Recorded data:
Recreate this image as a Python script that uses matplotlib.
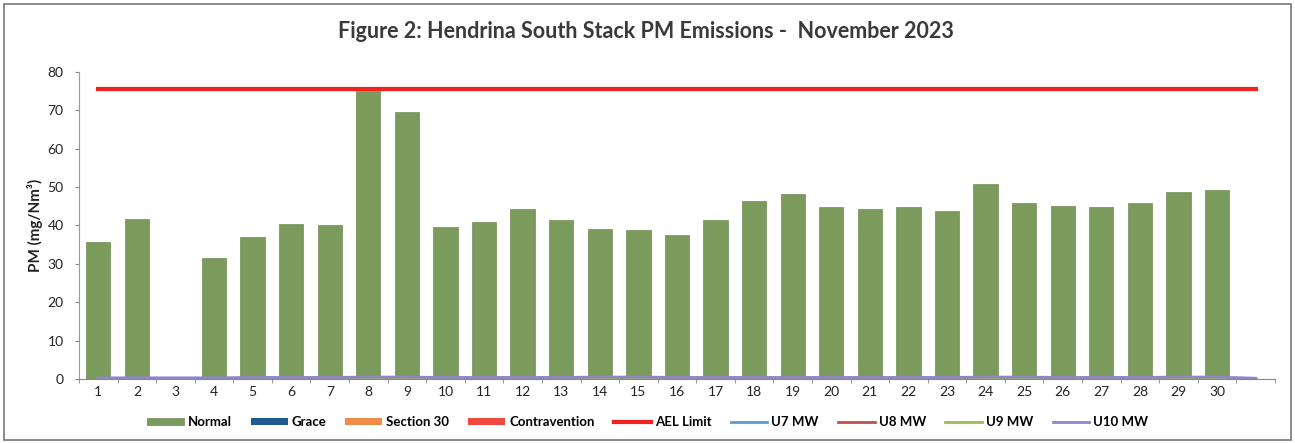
import matplotlib
matplotlib.use("Agg")
import matplotlib.pyplot as plt
import numpy as np
from matplotlib.patches import Rectangle

plt.rcParams['font.family'] = ['Lato', 'DejaVu Sans']

# days of November 2023 (31st slot is empty in the source chart)
days = [str(d) for d in range(1, 31)] + ['']
normal = [35.6, 41.8, 0, 31.6, 36.9, 40.3, 40.0, 75.0, 69.5, 39.5,
          40.8, 44.2, 41.3, 39.2, 38.7, 37.6, 41.3, 46.5, 48.1, 44.7,
          44.2, 44.7, 43.7, 50.7, 45.8, 45.2, 44.7, 45.8, 48.6, 49.2, 0]
grace = [0] * 31
section30 = [0] * 31
contravention = [0] * 31
ael_limit = [75.6] * 31
u7_mw = [0] * 31
u8_mw = [0] * 31
u9_mw = [0] * 31
u10_mw = [0.3, 0.3, 0.3, 0.3, 0.4, 0.4, 0.4, 0.5, 0.5, 0.4,
          0.4, 0.4, 0.4, 0.5, 0.5, 0.4, 0.4, 0.4, 0.4, 0.4,
          0.4, 0.4, 0.4, 0.5, 0.5, 0.4, 0.4, 0.4, 0.5, 0.5, 0.2]

x = np.arange(len(days))

fig = plt.figure(figsize=(12.95, 4.43), dpi=100)
ax = fig.add_axes([0.061, 0.1445, 0.9235, 0.693])

w = 0.63
b0 = np.array(normal)
bars = []
bars.append(ax.bar(x, normal, w, color='#7b9b5c', edgecolor='#6f8c52', linewidth=0.5, label='Normal'))
bars.append(ax.bar(x, grace, w, bottom=b0, color='#1f5b8e', label='Grace'))
b1 = b0 + np.array(grace)
bars.append(ax.bar(x, section30, w, bottom=b1, color='#ef8a47', label='Section 30'))
b2 = b1 + np.array(section30)
bars.append(ax.bar(x, contravention, w, bottom=b2, color='#f04a40', label='Contravention'))

lines = []
lines += ax.plot(x, ael_limit, color='#f2231e', lw=3, label='AEL Limit')
lines += ax.plot(x, u7_mw, color='#5b9bd5', lw=2, label='U7 MW')
lines += ax.plot(x, u8_mw, color='#c0504d', lw=2, label='U8 MW')
lines += ax.plot(x, u9_mw, color='#9bbb59', lw=2, label='U9 MW')
lines += ax.plot(x, u10_mw, color='#8f86c4', lw=2, label='U10 MW')

ax.set_xlim(-0.5, len(days) - 0.5)
ax.set_ylim(0, 80)
ax.set_yticks(range(0, 81, 10))
ax.set_xticks(x)
ax.set_xticklabels(days)
ax.set_xticks(np.arange(-0.5, len(days), 1), minor=True)
ax.tick_params(axis='x', which='major', length=0, labelsize=10, pad=5, colors='#222222')
ax.tick_params(axis='x', which='minor', length=3, color='#888888')
ax.tick_params(axis='y', length=3, labelsize=10, color='#888888', labelcolor='#222222', pad=8)

for s in ['top', 'right']:
    ax.spines[s].set_visible(False)
ax.spines['left'].set_color('#999999')
ax.spines['bottom'].set_color('#888888')

ax.set_ylabel('PM (mg/Nm³)', fontsize=11, fontweight='bold', color='#222222', labelpad=3)

fig.text(0.499, 0.93, 'Figure 2: Hendrina South Stack PM Emissions -  November 2023',
         ha='center', va='center', fontsize=15.5, fontweight='bold', color='#3a3a3a')

handles = bars + lines
ax.legend(handles, [h.get_label() for h in handles], loc='center',
          bbox_to_anchor=(0.5, 0.047), bbox_transform=fig.transFigure,
          ncol=9, frameon=False, handlelength=2.8, handleheight=0.4,
          columnspacing=1.45, handletextpad=0.3, prop={'weight': 'bold', 'size': 9.5})

fig.patches.append(Rectangle((0.003, 0.006), 0.994, 0.986, transform=fig.transFigure,
                             fill=False, edgecolor='#777777', linewidth=1.2))

fig.savefig('out.png', dpi=100)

Short problem: Reproduce the listing above exactly, excluding all pictures.

Full response:
Recreate this image as a Python script that uses matplotlib.
import matplotlib
matplotlib.use("Agg")
import matplotlib.pyplot as plt
import numpy as np
from matplotlib.patches import Rectangle

plt.rcParams['font.family'] = ['Lato', 'DejaVu Sans']

# days of November 2023 (31st slot is empty in the source chart)
days = [str(d) for d in range(1, 31)] + ['']
normal = [35.6, 41.8, 0, 31.6, 36.9, 40.3, 40.0, 75.0, 69.5, 39.5,
          40.8, 44.2, 41.3, 39.2, 38.7, 37.6, 41.3, 46.5, 48.1, 44.7,
          44.2, 44.7, 43.7, 50.7, 45.8, 45.2, 44.7, 45.8, 48.6, 49.2, 0]
grace = [0] * 31
section30 = [0] * 31
contravention = [0] * 31
ael_limit = [75.6] * 31
u7_mw = [0] * 31
u8_mw = [0] * 31
u9_mw = [0] * 31
u10_mw = [0.3, 0.3, 0.3, 0.3, 0.4, 0.4, 0.4, 0.5, 0.5, 0.4,
          0.4, 0.4, 0.4, 0.5, 0.5, 0.4, 0.4, 0.4, 0.4, 0.4,
          0.4, 0.4, 0.4, 0.5, 0.5, 0.4, 0.4, 0.4, 0.5, 0.5, 0.2]

x = np.arange(len(days))

fig = plt.figure(figsize=(12.95, 4.43), dpi=100)
ax = fig.add_axes([0.061, 0.1445, 0.9235, 0.693])

w = 0.63
b0 = np.array(normal)
bars = []
bars.append(ax.bar(x, normal, w, color='#7b9b5c', edgecolor='#6f8c52', linewidth=0.5, label='Normal'))
bars.append(ax.bar(x, grace, w, bottom=b0, color='#1f5b8e', label='Grace'))
b1 = b0 + np.array(grace)
bars.append(ax.bar(x, section30, w, bottom=b1, color='#ef8a47', label='Section 30'))
b2 = b1 + np.array(section30)
bars.append(ax.bar(x, contravention, w, bottom=b2, color='#f04a40', label='Contravention'))

lines = []
lines += ax.plot(x, ael_limit, color='#f2231e', lw=3, label='AEL Limit')
lines += ax.plot(x, u7_mw, color='#5b9bd5', lw=2, label='U7 MW')
lines += ax.plot(x, u8_mw, color='#c0504d', lw=2, label='U8 MW')
lines += ax.plot(x, u9_mw, color='#9bbb59', lw=2, label='U9 MW')
lines += ax.plot(x, u10_mw, color='#8f86c4', lw=2, label='U10 MW')

ax.set_xlim(-0.5, len(days) - 0.5)
ax.set_ylim(0, 80)
ax.set_yticks(range(0, 81, 10))
ax.set_xticks(x)
ax.set_xticklabels(days)
ax.set_xticks(np.arange(-0.5, len(days), 1), minor=True)
ax.tick_params(axis='x', which='major', length=0, labelsize=10, pad=5, colors='#222222')
ax.tick_params(axis='x', which='minor', length=3, color='#888888')
ax.tick_params(axis='y', length=3, labelsize=10, color='#888888', labelcolor='#222222', pad=8)

for s in ['top', 'right']:
    ax.spines[s].set_visible(False)
ax.spines['left'].set_color('#999999')
ax.spines['bottom'].set_color('#888888')

ax.set_ylabel('PM (mg/Nm³)', fontsize=11, fontweight='bold', color='#222222', labelpad=3)

fig.text(0.499, 0.93, 'Figure 2: Hendrina South Stack PM Emissions -  November 2023',
         ha='center', va='center', fontsize=15.5, fontweight='bold', color='#3a3a3a')

handles = bars + lines
ax.legend(handles, [h.get_label() for h in handles], loc='center',
          bbox_to_anchor=(0.5, 0.047), bbox_transform=fig.transFigure,
          ncol=9, frameon=False, handlelength=2.8, handleheight=0.4,
          columnspacing=1.45, handletextpad=0.3, prop={'weight': 'bold', 'size': 9.5})

fig.patches.append(Rectangle((0.003, 0.006), 0.994, 0.986, transform=fig.transFigure,
                             fill=False, edgecolor='#777777', linewidth=1.2))

fig.savefig('out.png', dpi=100)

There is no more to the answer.